The Canadian dollar soared versus the majority of its most traded counterparts as new-home construction increased at the fastest pace in more than a year in May, adding to evidence the housing market is regaining momentum.

Market Levels

The Canadian dollar is trading above its 50-day moving average of C$1.0205 per U.S. dollar and below its 100-day moving average of C$1.0174. When a currency crosses a moving average some traders take it as a sign the currency has momentum to continue the move.

Trading Range

Implied volatility for three-month options on the Canadian dollar versus its U.S. counterpart traded at 7.39 percent, its lowest point in three weeks. Implied volatility, which traders quote and use to set option prices, signals the expected pace of currency swings.

Housing Construction

Home construction, which helped lift Canada’s economy out of recession, has been a drag on growth over the past year, according to Statistics Canada data. Construction fell in the first quarter at an annualized 4.7 percent pace, the third-straight drop, the Statistics Agency reported May 31.

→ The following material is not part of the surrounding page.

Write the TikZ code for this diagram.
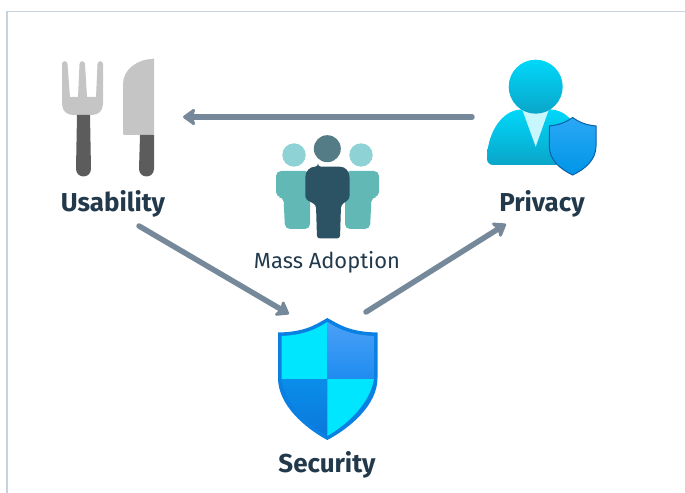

The Canadian dollar has fallen in the past month along with the currencies of its commodity-exporting cousins Australia and New Zealand among a basket of 10 developed-nation currencies tracked by the Bloomberg Correlation Weighted Index. The loonie has declined 0.9 percent, trailing the 6.1 percent and 5.2 percent drops in the Australian and New Zealand dollars. All other currencies in the index have gained, led by the Japanese yen’s 3.3 percent increase.